Eyeing Space Junk Re-Entries: Repercussions for Earth’s Atmosphere

The rapid expansion of low‑Earth‑orbit activity has turned space debris into a persistent environmental concern. Each year, dozens of defunct satellites, spent rocket stages, and fragmentation fragments re‑enter the atmosphere, vaporizing and depositing metallic particles at altitudes between 80 and 110 km. While natural meteoric ablation already creates a thin metal‑rich layer in the mesosphere, anthropogenic inputs are now measurable. Ground‑based light detection and ranging (LiDAR) systems, originally developed for topographic mapping, have been repurposed to scan the upper atmosphere for transient metal clouds, offering a cost‑effective, high‑resolution window into this hidden pollution.

In February 2025, a LiDAR network over western Europe recorded a lithium‑rich plume ten times denser than background levels, coinciding with the re‑entry of a SpaceX Falcon 9 upper stage. Lithium, a lightweight metal rarely seen in natural meteoric trails, serves as a tracer for artificial debris because it is a common component of rocket propellant and battery packs. The sudden injection of lithium and other metals can catalyze ozone‑depleting reactions and alter radiative heating rates, potentially affecting climate models that assume a pristine mesosphere. Scientists are now quantifying how these episodic injections modify the delicate balance of atmospheric chemistry.

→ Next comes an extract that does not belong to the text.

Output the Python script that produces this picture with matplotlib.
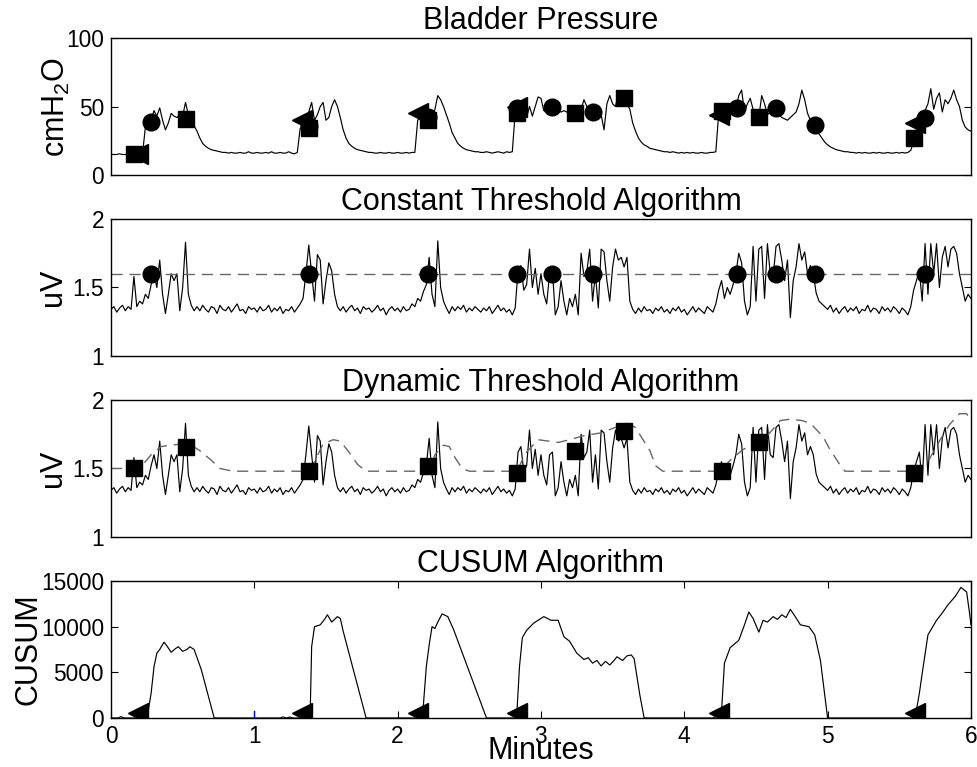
import numpy as np
import matplotlib
matplotlib.use('Agg')
import matplotlib.pyplot as plt

plt.rcParams['font.family'] = ['Liberation Sans', 'DejaVu Sans']

# sample grid, minutes (0.02 min step)
t = np.arange(301) * 0.02

# bladder pressure, cmH2O
pres = [
    15, 15, 15, 15.5, 15, 15, 14.5, 15, 15, 15,
    15, 15.5, 35, 38, 40, 47, 43, 49, 40, 33,
    38, 45, 43, 42, 44, 43, 53, 44, 42, 36,
    32, 27, 23, 21, 19.5, 18.5, 18, 17.5, 17, 16.5,
    16.5, 16, 16.5, 16, 16, 16.5, 16, 16, 17, 16,
    16, 16.5, 16, 16, 16.5, 16, 17, 16, 16, 16.5,
    16, 16, 17, 16, 15.5, 16.5, 34, 36, 40, 46,
    53, 40, 44, 50, 53, 40, 42, 50, 55, 50,
    42, 33, 27, 23, 21, 19.5, 18.5, 18, 17.5, 17,
    16.5, 16.5, 16, 16, 16.5, 16, 16, 16.5, 16, 16,
    16.5, 16, 16, 16.5, 16, 16.5, 16.5, 40, 42, 44,
    46, 47, 41, 48, 58, 55, 50, 44, 38, 31,
    27, 23, 21, 19.5, 18.5, 18, 17.5, 17, 17, 16.5,
    16.5, 17, 16.5, 16, 16.5, 17, 16.5, 16, 17, 16.5,
    17, 45, 50, 48, 46, 42, 50, 43, 50, 57,
    56, 47, 46, 49, 50, 48, 47, 46, 47, 46,
    44, 45, 45, 47, 48, 55, 50, 47, 48, 50,
    47, 44, 33, 52, 58, 52, 50, 60, 57, 55,
    52, 48, 38, 32, 27, 24, 22, 21, 19.5, 19,
    18.5, 18, 17.5, 17, 17, 16.5, 17, 16.5, 16, 16.5,
    16, 16.5, 16, 16.5, 16, 16, 16.5, 16, 16, 16.5,
    16.5, 17, 45, 42, 40, 44, 47, 45, 48, 58,
    62, 46, 52, 56, 48, 38, 42, 58, 52, 44,
    46, 49, 48, 44, 42, 41, 40, 42, 44, 46,
    52, 62, 55, 45, 40, 37, 33, 30, 27, 24,
    22, 20.5, 19.5, 18.5, 18, 17.5, 17, 17, 16.5, 16.5,
    16, 16.5, 16, 16.5, 16, 16, 16.5, 16, 16.5, 16,
    16, 16.5, 16, 16, 16.5, 16, 16.5, 16, 16.5, 18,
    24, 30, 38, 44, 47, 52, 63, 48, 56, 60,
    46, 55, 52, 56, 62, 55, 50, 40, 35, 33,
    32]

# EMG envelope, uV
emg = [
    1.34, 1.36, 1.32, 1.35, 1.37, 1.33, 1.36, 1.34, 1.58, 1.36,
    1.40, 1.38, 1.45, 1.42, 1.52, 1.60, 1.50, 1.70, 1.45, 1.31,
    1.45, 1.60, 1.55, 1.60, 1.33, 1.50, 1.83, 1.45, 1.37, 1.33,
    1.36, 1.33, 1.37, 1.34, 1.32, 1.36, 1.35, 1.31, 1.37, 1.34,
    1.33, 1.36, 1.32, 1.35, 1.38, 1.33, 1.34, 1.31, 1.36, 1.34,
    1.35, 1.32, 1.36, 1.33, 1.34, 1.37, 1.32, 1.35, 1.33, 1.36,
    1.31, 1.34, 1.33, 1.36, 1.32, 1.35, 1.38, 1.42, 1.60, 1.81,
    1.60, 1.40, 1.74, 1.70, 1.38, 1.55, 1.68, 1.62, 1.45, 1.36,
    1.33, 1.36, 1.32, 1.35, 1.37, 1.33, 1.35, 1.31, 1.36, 1.34,
    1.35, 1.32, 1.34, 1.37, 1.33, 1.35, 1.30, 1.34, 1.36, 1.33,
    1.35, 1.32, 1.36, 1.33, 1.34, 1.38, 1.36, 1.42, 1.40, 1.47,
    1.52, 1.72, 1.45, 1.36, 1.84, 1.50, 1.40, 1.35, 1.31, 1.36,
    1.33, 1.36, 1.34, 1.37, 1.32, 1.35, 1.33, 1.36, 1.34, 1.32,
    1.35, 1.33, 1.36, 1.31, 1.34, 1.37, 1.33, 1.35, 1.32, 1.34,
    1.30, 1.35, 1.62, 1.66, 1.48, 1.52, 1.78, 1.50, 1.64, 1.45,
    1.60, 1.45, 1.38, 1.60, 1.62, 1.30, 1.36, 1.55, 1.40, 1.30,
    1.42, 1.36, 1.45, 1.30, 1.75, 1.58, 1.62, 1.78, 1.40, 1.60,
    1.35, 1.78, 1.76, 1.55, 1.40, 1.65, 1.78, 1.70, 1.72, 1.65,
    1.72, 1.40, 1.34, 1.31, 1.35, 1.32, 1.36, 1.33, 1.34, 1.31,
    1.35, 1.33, 1.36, 1.32, 1.34, 1.31, 1.35, 1.33, 1.36, 1.32,
    1.34, 1.30, 1.33, 1.36, 1.32, 1.35, 1.33, 1.31, 1.36, 1.34,
    1.32, 1.38, 1.48, 1.55, 1.42, 1.50, 1.45, 1.52, 1.60, 1.75,
    1.68, 1.40, 1.30, 1.36, 1.80, 1.40, 1.78, 1.80, 1.42, 1.82,
    1.60, 1.58, 1.80, 1.82, 1.70, 1.55, 1.70, 1.28, 1.55, 1.65,
    1.82, 1.70, 1.76, 1.60, 1.66, 1.60, 1.46, 1.40, 1.38, 1.36,
    1.34, 1.37, 1.32, 1.35, 1.31, 1.34, 1.36, 1.32, 1.35, 1.33,
    1.36, 1.31, 1.34, 1.33, 1.37, 1.32, 1.35, 1.34, 1.31, 1.36,
    1.33, 1.35, 1.32, 1.36, 1.34, 1.31, 1.35, 1.33, 1.30, 1.36,
    1.48, 1.55, 1.62, 1.40, 1.82, 1.45, 1.82, 1.60, 1.82, 1.50,
    1.72, 1.80, 1.65, 1.78, 1.80, 1.75, 1.60, 1.50, 1.40, 1.45,
    1.42]

const_thr = 1.6

# dynamic threshold
dyn_t = [0, 0.2, 0.28, 0.35, 0.5, 0.56, 0.62, 0.7, 0.76, 0.85,
         1.38, 1.42, 1.48, 1.55, 1.6, 1.66, 1.72, 1.78,
         2.22, 2.26, 2.32, 2.36, 2.4, 2.45, 2.5,
         2.83, 2.9, 2.98, 3.05, 3.12, 3.2, 3.3, 3.42, 3.52, 3.6,
         3.66, 3.7, 3.76, 3.8, 3.85, 3.9,
         4.26, 4.31, 4.4, 4.5, 4.58, 4.67, 4.74, 4.82, 4.88, 4.97,
         5.01, 5.09, 5.12,
         5.62, 5.7, 5.78, 5.85, 5.92, 5.97, 6.0]
dyn_v = [1.5, 1.5, 1.6, 1.66, 1.68, 1.67, 1.63, 1.56, 1.5, 1.48,
         1.48, 1.55, 1.68, 1.71, 1.7, 1.62, 1.53, 1.48,
         1.48, 1.6, 1.67, 1.66, 1.58, 1.5, 1.48,
         1.48, 1.62, 1.71, 1.70, 1.69, 1.71, 1.74, 1.76, 1.80, 1.83,
         1.80, 1.73, 1.63, 1.52, 1.48, 1.48,
         1.48, 1.55, 1.63, 1.70, 1.74, 1.85, 1.86, 1.85, 1.83, 1.73,
         1.65, 1.52, 1.48,
         1.48, 1.55, 1.70, 1.82, 1.9, 1.9, 1.85]

# CUSUM statistic
cus_t = [0, 0.05, 0.07, 0.09, 0.24, 0.26, 0.28, 0.3, 0.32, 0.34, 0.37, 0.39, 0.42,
         0.45, 0.47, 0.5, 0.53, 0.55, 0.58, 0.63, 0.72,
         1.18, 1.2, 1.22, 1.25, 1.27, 1.38, 1.39, 1.4, 1.42, 1.46, 1.49, 1.51, 1.54,
         1.58, 1.6, 1.62, 1.78,
         2.16, 2.18, 2.2, 2.22, 2.24, 2.26, 2.28, 2.31, 2.35, 2.39, 2.62,
         2.83, 2.85, 2.87, 2.9, 2.95, 3.02, 3.07, 3.12, 3.16, 3.2, 3.25, 3.3, 3.33,
         3.36, 3.39, 3.42, 3.45, 3.48, 3.51, 3.53, 3.57, 3.6, 3.63, 3.65, 3.69, 3.72,
         4.2, 4.22, 4.24, 4.26, 4.28, 4.32, 4.38, 4.42, 4.45, 4.48, 4.52, 4.55, 4.58,
         4.62, 4.65, 4.68, 4.71, 4.74, 4.77, 4.81, 4.87, 4.91, 4.95, 4.98, 5.0,
         5.61, 5.64, 5.66, 5.7, 5.73, 5.76, 5.8, 5.84, 5.89, 5.93, 5.97, 5.99, 6.0]
cus_v = [0, 0, 150, 0, 0, 800, 2700, 5600, 7100, 7500, 8300, 7900, 7200,
         7600, 7800, 7300, 7500, 7800, 7500, 5300, 0,
         0, 120, 0, 100, 0, 0, 600, 7800, 10000, 10200, 10800, 11300, 10500,
         11100, 10900, 9500, 0,
         0, 1500, 5600, 8000, 10000, 9800, 10500, 11400, 11100, 9700, 0,
         0, 5600, 8800, 9600, 10400, 11100, 10700, 10700, 8900, 8400, 7100, 6400, 6600,
         6000, 6300, 5700, 6200, 5800, 6300, 6700, 6300, 6800, 6900, 6500, 2500, 0,
         0, 150, 0, 800, 6000, 7700, 8500, 10200, 11600, 10900, 9400, 10700, 10500,
         11100, 10800, 11300, 11000, 11900, 11200, 10200, 10000, 9100, 6300, 2500, 0,
         0, 2700, 4900, 9100, 9900, 10700, 11500, 12400, 13300, 14300, 13800, 11500, 10200]

# detections
const_det_t = [0.28, 1.38, 2.21, 2.83, 3.08, 3.36, 4.37, 4.64, 4.91, 5.68]
const_det_p = [38.7, 36, 42, 49, 50, 46, 49, 49, 36.5, 41.5]
dyn_det_t = [0.16, 0.52, 1.38, 2.21, 2.83, 3.24, 3.58, 4.26, 4.52, 5.60]
dyn_det_v = [1.50, 1.66, 1.48, 1.52, 1.47, 1.63, 1.77, 1.48, 1.69, 1.47]
dyn_det_p = [15, 41, 34, 40, 45, 45, 56, 47, 42, 27]
cus_det_t = [0.19, 1.33, 2.14, 2.83, 4.24, 5.61]
cus_det_v = [550, 550, 550, 550, 550, 550]
cus_det_p = [15, 40, 45, 50, 44, 38]

blip_t = [1, 1]
blip_v = [0, 800]

fig = plt.figure(figsize=(9.77, 7.67), dpi=100)
left, width, height = 0.1136, 0.8802, 0.1786
bottoms = [0.7718, 0.5359, 0.2999, 0.0639]
axes = [fig.add_axes([left, b, width, height]) for b in bottoms]

ms_sq, ms_ci, ms_tri = 11.5, 12, 15
lw_sig = 0.85
dash = (0, (8, 5))
dcol = '0.4'

ax1, ax2, ax3, ax4 = axes

ax1.plot(t, pres, color='k', lw=lw_sig)
ax1.plot(dyn_det_t, dyn_det_p, 's', color='k', ms=ms_sq)
ax1.plot(const_det_t, const_det_p, 'o', color='k', ms=ms_ci)
ax1.plot(cus_det_t, cus_det_p, '<', color='k', ms=ms_tri)
ax1.set_ylim(0, 100)
ax1.set_yticks([0, 50, 100])
ax1.set_title('Bladder Pressure', fontsize=22, pad=6.3)
ax1.set_ylabel('cmH$_\\mathregular{2}$O', fontsize=22)

ax2.plot(t, emg, color='k', lw=lw_sig)
ax2.plot([0, 6], [const_thr, const_thr], color=dcol, lw=1, linestyle=dash)
ax2.plot(const_det_t, [const_thr] * len(const_det_t), 'o', color='k', ms=ms_ci)
ax2.set_ylim(1, 2)
ax2.set_yticks([1, 1.5, 2])
ax2.set_yticklabels(['1', '1.5', '2'])
ax2.set_title('Constant Threshold Algorithm', fontsize=22, pad=6.3)
ax2.set_ylabel('uV', fontsize=22)

ax3.plot(t, emg, color='k', lw=lw_sig)
ax3.plot(dyn_t, dyn_v, color=dcol, lw=1, linestyle=dash)
ax3.plot(dyn_det_t, dyn_det_v, 's', color='k', ms=ms_sq)
ax3.set_ylim(1, 2)
ax3.set_yticks([1, 1.5, 2])
ax3.set_yticklabels(['1', '1.5', '2'])
ax3.set_title('Dynamic Threshold Algorithm', fontsize=22, pad=6.3)
ax3.set_ylabel('uV', fontsize=22)

ax4.plot(cus_t, cus_v, color='k', lw=lw_sig)
ax4.plot(blip_t, blip_v, color='b', lw=1)
ax4.plot(cus_det_t, cus_det_v, '<', color='k', ms=ms_tri)
ax4.set_ylim(0, 15000)
ax4.set_yticks([0, 5000, 10000, 15000])
ax4.set_xticks(range(7))
ax4.set_title('CUSUM Algorithm', fontsize=22, pad=6.3)
ax4.set_ylabel('CUSUM', fontsize=22)
ax4.set_xlabel('Minutes', fontsize=22)
ax4.xaxis.set_label_coords(0.5, -0.132)

for ax in axes:
    ax.set_xlim(0, 6)
    ax.tick_params(direction='in', length=4.7, width=0.8, labelsize=16.4,
                   pad=5, top=True, right=True)
    for s in ax.spines.values():
        s.set_linewidth(1.0)
for ax in axes[:3]:
    ax.set_xticks([])

ax1.yaxis.set_label_coords(-0.045, 0.5)
ax2.yaxis.set_label_coords(-0.05, 0.5)
ax3.yaxis.set_label_coords(-0.05, 0.5)
ax4.yaxis.set_label_coords(-0.079, 0.5)

fig.savefig('out.png', dpi=100)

The ability to detect and characterize debris‑derived metal clouds in real time opens new pathways for both scientific research and regulatory action. Continuous LiDAR monitoring could feed into global debris‑tracking databases, enabling agencies to predict high‑risk re‑entry corridors and issue timely warnings to aviation and satellite operators. Moreover, the data provide empirical inputs for international discussions on debris mitigation standards, such as post‑mission disposal and material substitution. As the orbital economy matures, integrating atmospheric monitoring into the sustainability toolkit will be essential to safeguard both the near‑space environment and the lower atmosphere that underpins life on Earth.